Looking at your debugging logs, your certificate doesn't have the basic constraints to say CA=true.
[
Version: V1
Subject: CN=Ficticious bank, OU=SoE, O=University, L=London, ST=England, C=UK
Signature Algorithm: SHA1withRSA, OID = 1.2.840.113549.1.1.5
Key: Sun RSA public key, 2048 bits
Validity: [From: Wed May 07 19:21:23 BST 2014,
To: Thu May 07 19:21:23 BST 2015]
Issuer: CN=Ficticious bank, OU=SoE, O=University, L=London, ST=England, C=UK
SerialNumber: [ 9a7143cf f5ecfbf8]
]
Algorithm: [SHA1withRSA]
...
]
It's not going to work as a CA if it's not a CA certificate. See RFC 3280 (and 5280):
This extension MUST appear as a critical extension in all CA certificates that contain public keys used to validate digital signatures on certificates.

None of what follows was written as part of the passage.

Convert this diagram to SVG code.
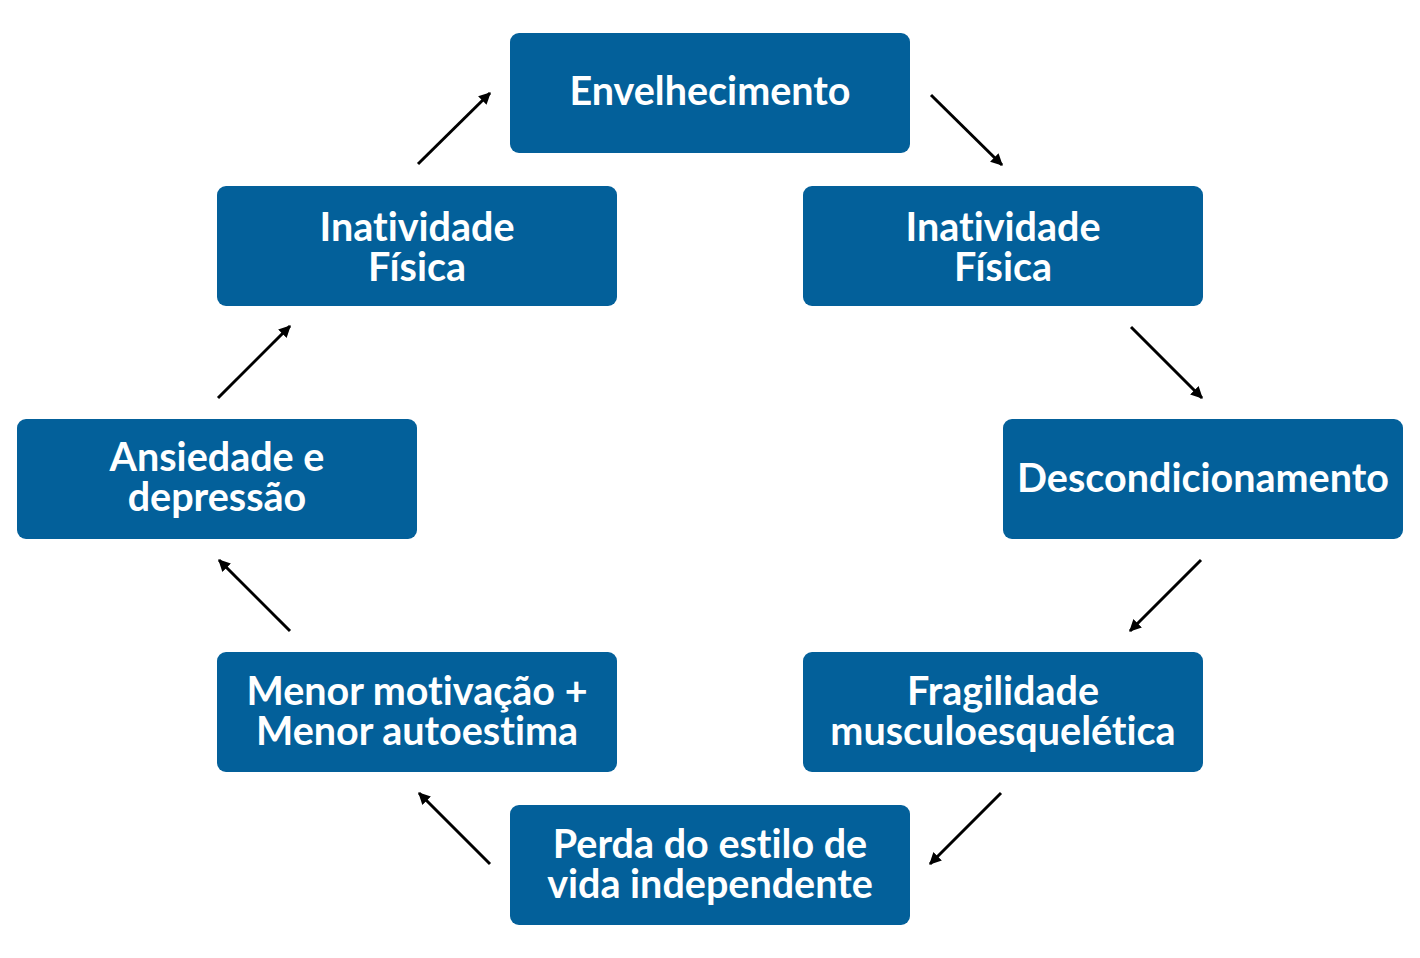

Secondly, this certificate, which you also want to use as an End-Entity Certificate (EEC) for your server doesn't have a valid name for that server: no Subject Alternative Name and a CN that visibly doesn't match any host name. While the default SSLSocket
doesn't do any hostname verification by default (you can configure it), it's useful to have a valid host name for a server certificate, since clients should really verify it in principle.
Overall, there doesn't seem to be many benefits in using the very same certificate for the CA and the server certificate. Self-signed certificates are mainly useful when used on their own. If you're planning to use it as a CA certificate too, you might as well separate the CA certificate and the server certificate. It will certainly be useful in the long run, in particular when you have to change the server cert, on "Thu May 07 19:21:23 BST 2015" in your example, or if perhaps you need to re-issue the server cert for any other reason.
Beside this, you have the right idea for your keystore and truststore:
Client:
Keystore:
- Client private key and certificate chain in the same entry (but the CA certificate itself can be omitted).
Truststore:
- CA certificate(s) that can validate the server cert.
Server
Keystore:
- Server private key and certificate chain in the same entry (but the CA certificate itself can be omitted).
Truststore:
- CA certificate(s) that can validate the client certs.